For the material that follows, return exactly the lines from the one with "Give me the" through the one with "const DARK = '#2b2b2b'", both ends included.
Information supplied start
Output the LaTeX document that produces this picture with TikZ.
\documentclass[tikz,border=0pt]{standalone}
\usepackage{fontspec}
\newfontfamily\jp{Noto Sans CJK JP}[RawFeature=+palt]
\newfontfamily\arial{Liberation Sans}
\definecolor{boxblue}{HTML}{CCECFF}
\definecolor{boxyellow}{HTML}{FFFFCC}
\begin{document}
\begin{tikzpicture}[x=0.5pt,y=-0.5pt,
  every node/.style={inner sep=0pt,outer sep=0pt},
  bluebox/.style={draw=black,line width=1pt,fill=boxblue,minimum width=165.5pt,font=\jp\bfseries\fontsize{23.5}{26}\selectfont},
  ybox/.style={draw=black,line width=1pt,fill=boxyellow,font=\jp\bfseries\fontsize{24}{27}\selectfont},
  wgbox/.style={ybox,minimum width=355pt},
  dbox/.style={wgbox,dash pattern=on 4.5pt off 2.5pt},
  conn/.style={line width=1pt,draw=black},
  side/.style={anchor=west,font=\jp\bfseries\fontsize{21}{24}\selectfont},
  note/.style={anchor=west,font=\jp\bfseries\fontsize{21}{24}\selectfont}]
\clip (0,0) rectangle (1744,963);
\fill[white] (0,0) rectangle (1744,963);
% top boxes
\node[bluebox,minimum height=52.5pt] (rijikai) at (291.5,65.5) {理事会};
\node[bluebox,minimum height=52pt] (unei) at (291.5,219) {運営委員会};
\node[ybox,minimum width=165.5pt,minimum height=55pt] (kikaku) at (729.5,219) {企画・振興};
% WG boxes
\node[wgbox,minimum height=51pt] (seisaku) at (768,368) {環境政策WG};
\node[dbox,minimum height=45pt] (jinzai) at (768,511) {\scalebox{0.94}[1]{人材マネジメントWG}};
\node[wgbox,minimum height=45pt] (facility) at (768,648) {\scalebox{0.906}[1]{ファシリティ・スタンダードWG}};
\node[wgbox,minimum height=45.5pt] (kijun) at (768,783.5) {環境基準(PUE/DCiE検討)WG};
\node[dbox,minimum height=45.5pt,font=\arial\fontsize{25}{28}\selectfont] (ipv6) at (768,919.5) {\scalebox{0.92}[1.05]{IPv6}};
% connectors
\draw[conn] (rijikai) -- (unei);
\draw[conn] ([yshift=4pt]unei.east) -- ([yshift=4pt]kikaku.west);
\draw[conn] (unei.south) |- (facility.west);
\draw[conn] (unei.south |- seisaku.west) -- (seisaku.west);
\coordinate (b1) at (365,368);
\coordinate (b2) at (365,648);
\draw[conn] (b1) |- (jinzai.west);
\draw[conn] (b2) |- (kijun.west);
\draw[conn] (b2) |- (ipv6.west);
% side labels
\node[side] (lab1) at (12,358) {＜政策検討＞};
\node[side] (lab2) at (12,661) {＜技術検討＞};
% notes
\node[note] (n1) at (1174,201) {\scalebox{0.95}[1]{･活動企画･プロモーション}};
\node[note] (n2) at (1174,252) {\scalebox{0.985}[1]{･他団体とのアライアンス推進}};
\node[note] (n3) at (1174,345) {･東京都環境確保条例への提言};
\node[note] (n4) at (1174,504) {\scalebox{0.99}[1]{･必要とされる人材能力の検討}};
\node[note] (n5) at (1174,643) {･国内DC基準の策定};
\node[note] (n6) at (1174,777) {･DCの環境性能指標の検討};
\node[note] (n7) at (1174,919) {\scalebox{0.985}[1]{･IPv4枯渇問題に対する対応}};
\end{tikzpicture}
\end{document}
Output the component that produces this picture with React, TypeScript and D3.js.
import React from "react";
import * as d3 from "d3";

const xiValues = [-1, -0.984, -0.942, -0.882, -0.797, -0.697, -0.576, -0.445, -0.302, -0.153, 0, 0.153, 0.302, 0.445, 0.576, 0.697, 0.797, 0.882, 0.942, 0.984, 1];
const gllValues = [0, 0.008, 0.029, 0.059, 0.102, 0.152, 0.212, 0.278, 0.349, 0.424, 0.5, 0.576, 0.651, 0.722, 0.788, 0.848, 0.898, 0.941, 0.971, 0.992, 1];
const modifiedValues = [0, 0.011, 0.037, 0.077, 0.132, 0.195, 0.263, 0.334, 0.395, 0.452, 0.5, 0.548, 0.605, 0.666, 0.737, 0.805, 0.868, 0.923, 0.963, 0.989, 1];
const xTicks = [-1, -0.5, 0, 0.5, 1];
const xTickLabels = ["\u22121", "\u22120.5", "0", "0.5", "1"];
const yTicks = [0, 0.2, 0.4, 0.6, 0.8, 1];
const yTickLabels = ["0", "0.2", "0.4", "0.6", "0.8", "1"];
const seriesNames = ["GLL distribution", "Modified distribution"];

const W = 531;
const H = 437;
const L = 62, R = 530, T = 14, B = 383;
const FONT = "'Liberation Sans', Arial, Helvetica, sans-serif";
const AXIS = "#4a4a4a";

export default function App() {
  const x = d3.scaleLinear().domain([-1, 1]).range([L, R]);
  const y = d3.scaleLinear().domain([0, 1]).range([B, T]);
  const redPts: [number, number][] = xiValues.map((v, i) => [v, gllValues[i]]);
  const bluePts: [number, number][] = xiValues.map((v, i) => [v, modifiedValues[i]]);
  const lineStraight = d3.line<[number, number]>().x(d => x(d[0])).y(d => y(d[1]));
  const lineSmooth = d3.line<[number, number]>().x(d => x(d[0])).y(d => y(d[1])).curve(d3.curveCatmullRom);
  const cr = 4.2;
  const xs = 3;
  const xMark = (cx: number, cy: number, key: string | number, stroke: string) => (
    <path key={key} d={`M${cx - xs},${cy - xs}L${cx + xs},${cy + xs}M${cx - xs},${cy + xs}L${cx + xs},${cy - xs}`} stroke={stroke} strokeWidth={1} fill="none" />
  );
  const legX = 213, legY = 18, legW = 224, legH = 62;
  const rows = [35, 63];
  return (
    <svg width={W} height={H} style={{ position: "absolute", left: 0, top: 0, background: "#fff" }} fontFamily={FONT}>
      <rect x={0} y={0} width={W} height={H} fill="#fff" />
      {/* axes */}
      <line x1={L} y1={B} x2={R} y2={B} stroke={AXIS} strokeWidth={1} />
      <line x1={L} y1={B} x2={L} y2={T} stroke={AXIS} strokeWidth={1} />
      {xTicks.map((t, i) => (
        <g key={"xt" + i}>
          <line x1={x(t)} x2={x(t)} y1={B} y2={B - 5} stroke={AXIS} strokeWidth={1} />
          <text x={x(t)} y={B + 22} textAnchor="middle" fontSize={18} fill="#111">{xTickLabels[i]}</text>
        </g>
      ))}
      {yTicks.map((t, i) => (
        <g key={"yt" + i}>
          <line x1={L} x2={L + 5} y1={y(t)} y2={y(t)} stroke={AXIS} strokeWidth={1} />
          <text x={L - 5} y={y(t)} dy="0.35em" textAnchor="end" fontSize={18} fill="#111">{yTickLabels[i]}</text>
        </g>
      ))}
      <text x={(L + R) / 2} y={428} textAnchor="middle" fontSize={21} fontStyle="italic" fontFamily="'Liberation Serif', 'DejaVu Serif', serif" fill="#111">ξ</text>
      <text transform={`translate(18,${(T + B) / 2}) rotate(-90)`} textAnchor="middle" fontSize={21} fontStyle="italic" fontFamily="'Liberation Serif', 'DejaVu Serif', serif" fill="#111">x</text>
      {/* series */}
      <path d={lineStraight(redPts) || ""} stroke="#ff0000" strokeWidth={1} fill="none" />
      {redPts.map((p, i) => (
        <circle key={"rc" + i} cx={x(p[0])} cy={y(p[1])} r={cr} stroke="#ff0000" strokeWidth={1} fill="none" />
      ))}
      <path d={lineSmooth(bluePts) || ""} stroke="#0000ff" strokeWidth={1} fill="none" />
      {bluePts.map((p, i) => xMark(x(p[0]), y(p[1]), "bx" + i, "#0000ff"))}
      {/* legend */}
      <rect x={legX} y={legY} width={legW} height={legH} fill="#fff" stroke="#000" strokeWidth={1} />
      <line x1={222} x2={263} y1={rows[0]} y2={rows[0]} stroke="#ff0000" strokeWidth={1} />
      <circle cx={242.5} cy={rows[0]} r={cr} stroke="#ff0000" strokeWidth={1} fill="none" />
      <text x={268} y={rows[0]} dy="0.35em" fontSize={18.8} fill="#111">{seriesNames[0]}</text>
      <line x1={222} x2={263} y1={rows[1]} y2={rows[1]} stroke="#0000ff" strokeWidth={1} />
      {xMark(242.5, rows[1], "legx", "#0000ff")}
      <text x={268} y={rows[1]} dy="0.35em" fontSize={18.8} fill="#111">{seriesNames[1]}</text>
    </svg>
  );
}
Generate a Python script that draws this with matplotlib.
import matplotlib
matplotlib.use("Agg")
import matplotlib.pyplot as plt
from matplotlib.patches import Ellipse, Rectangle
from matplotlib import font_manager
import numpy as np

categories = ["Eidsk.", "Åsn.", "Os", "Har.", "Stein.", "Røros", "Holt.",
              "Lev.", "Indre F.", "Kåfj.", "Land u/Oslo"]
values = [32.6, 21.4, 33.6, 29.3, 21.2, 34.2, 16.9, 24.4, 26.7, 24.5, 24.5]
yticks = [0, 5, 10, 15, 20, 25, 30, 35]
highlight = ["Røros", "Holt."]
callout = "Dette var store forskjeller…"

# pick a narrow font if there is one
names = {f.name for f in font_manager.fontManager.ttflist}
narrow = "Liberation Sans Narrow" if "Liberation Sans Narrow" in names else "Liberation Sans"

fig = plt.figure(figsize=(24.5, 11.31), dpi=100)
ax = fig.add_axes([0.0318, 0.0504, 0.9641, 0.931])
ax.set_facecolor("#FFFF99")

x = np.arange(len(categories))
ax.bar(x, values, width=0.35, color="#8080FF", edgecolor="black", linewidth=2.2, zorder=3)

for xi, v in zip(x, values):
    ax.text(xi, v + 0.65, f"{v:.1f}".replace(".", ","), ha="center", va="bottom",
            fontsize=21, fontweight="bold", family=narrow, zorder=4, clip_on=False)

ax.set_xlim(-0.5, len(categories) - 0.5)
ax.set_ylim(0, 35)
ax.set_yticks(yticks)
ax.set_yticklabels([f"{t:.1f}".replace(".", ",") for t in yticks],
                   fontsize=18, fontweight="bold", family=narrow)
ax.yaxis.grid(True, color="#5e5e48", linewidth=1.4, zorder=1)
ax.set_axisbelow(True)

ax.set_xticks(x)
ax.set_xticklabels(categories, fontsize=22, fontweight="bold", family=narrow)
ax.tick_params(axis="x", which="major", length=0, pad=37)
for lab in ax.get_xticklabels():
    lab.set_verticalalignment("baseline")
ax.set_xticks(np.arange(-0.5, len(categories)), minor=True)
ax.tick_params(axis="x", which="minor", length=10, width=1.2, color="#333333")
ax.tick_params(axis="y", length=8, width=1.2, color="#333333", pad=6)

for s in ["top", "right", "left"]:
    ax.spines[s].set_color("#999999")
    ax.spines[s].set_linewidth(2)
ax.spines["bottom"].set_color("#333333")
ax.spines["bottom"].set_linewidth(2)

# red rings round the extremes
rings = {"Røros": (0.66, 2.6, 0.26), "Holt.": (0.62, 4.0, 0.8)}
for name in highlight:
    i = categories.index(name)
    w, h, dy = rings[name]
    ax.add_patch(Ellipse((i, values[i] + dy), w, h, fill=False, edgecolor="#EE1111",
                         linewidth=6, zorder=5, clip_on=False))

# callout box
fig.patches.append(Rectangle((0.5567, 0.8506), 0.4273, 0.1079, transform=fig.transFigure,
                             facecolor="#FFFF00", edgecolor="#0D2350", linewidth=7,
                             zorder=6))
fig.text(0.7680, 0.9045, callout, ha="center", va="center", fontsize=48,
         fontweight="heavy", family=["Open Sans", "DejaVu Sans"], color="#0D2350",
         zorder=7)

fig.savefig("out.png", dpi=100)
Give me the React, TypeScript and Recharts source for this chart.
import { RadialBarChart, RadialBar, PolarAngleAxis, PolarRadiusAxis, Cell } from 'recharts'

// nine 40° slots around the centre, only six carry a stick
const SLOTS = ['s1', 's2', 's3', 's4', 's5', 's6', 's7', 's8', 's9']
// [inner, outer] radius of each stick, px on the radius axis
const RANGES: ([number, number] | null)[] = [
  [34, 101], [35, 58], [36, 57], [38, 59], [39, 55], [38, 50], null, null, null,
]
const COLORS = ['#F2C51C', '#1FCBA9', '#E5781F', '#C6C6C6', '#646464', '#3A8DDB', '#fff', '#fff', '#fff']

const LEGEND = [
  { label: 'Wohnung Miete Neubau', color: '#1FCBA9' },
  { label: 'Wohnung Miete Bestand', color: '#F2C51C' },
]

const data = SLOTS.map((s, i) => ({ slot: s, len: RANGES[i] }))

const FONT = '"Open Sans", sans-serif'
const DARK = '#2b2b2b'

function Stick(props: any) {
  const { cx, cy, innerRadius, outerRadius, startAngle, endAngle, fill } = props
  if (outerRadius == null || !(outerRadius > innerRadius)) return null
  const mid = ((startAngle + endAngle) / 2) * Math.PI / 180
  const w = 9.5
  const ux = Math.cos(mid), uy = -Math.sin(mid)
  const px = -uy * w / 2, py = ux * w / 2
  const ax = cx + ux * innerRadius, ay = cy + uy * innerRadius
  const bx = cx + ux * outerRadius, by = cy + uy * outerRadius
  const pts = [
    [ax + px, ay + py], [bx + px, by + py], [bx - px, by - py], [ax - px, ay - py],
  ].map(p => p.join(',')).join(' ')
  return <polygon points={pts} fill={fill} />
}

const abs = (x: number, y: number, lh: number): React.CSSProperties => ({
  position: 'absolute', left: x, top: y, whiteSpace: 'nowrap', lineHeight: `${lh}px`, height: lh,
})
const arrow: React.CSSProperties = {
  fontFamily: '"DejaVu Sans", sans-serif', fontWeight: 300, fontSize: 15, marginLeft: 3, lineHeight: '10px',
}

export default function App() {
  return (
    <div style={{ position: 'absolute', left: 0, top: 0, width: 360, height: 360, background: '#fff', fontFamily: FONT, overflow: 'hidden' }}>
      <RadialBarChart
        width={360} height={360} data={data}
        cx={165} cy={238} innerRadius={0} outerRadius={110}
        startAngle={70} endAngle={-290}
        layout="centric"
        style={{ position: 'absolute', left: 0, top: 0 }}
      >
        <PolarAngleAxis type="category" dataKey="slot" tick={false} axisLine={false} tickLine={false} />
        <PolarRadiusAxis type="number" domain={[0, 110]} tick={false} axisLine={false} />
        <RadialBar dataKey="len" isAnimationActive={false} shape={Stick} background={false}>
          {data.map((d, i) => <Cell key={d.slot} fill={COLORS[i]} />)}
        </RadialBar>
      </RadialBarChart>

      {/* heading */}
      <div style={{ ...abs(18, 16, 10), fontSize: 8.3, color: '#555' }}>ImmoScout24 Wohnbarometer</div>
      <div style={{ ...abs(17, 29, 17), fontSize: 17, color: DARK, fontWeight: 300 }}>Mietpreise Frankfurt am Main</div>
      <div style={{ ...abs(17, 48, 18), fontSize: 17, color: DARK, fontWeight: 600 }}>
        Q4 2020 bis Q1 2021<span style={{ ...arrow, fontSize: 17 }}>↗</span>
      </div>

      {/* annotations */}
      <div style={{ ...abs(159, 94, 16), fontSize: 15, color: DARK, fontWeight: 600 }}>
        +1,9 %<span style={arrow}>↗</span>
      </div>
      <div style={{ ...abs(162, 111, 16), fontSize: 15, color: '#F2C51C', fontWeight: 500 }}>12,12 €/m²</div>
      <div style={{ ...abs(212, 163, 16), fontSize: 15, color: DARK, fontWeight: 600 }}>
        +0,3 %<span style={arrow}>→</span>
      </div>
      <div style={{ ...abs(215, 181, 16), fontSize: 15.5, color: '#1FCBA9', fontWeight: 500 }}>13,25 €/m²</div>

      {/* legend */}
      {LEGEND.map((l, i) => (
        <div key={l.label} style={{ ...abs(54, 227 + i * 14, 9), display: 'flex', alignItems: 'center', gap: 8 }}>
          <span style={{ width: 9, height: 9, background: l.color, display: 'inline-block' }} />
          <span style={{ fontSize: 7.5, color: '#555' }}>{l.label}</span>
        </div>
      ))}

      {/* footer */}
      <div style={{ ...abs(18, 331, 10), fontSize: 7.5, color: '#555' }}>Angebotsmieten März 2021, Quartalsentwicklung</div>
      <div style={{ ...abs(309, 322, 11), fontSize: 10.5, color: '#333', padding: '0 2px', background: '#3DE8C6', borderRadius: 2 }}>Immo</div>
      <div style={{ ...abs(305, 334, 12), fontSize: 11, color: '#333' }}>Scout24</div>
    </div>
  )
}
Information supplied end
→ **Solution for this exercise**:
Give me the React, TypeScript and Recharts source for this chart.
import { RadialBarChart, RadialBar, PolarAngleAxis, PolarRadiusAxis, Cell } from 'recharts'

// nine 40° slots around the centre, only six carry a stick
const SLOTS = ['s1', 's2', 's3', 's4', 's5', 's6', 's7', 's8', 's9']
// [inner, outer] radius of each stick, px on the radius axis
const RANGES: ([number, number] | null)[] = [
  [34, 101], [35, 58], [36, 57], [38, 59], [39, 55], [38, 50], null, null, null,
]
const COLORS = ['#F2C51C', '#1FCBA9', '#E5781F', '#C6C6C6', '#646464', '#3A8DDB', '#fff', '#fff', '#fff']

const LEGEND = [
  { label: 'Wohnung Miete Neubau', color: '#1FCBA9' },
  { label: 'Wohnung Miete Bestand', color: '#F2C51C' },
]

const data = SLOTS.map((s, i) => ({ slot: s, len: RANGES[i] }))

const FONT = '"Open Sans", sans-serif'
const DARK = '#2b2b2b'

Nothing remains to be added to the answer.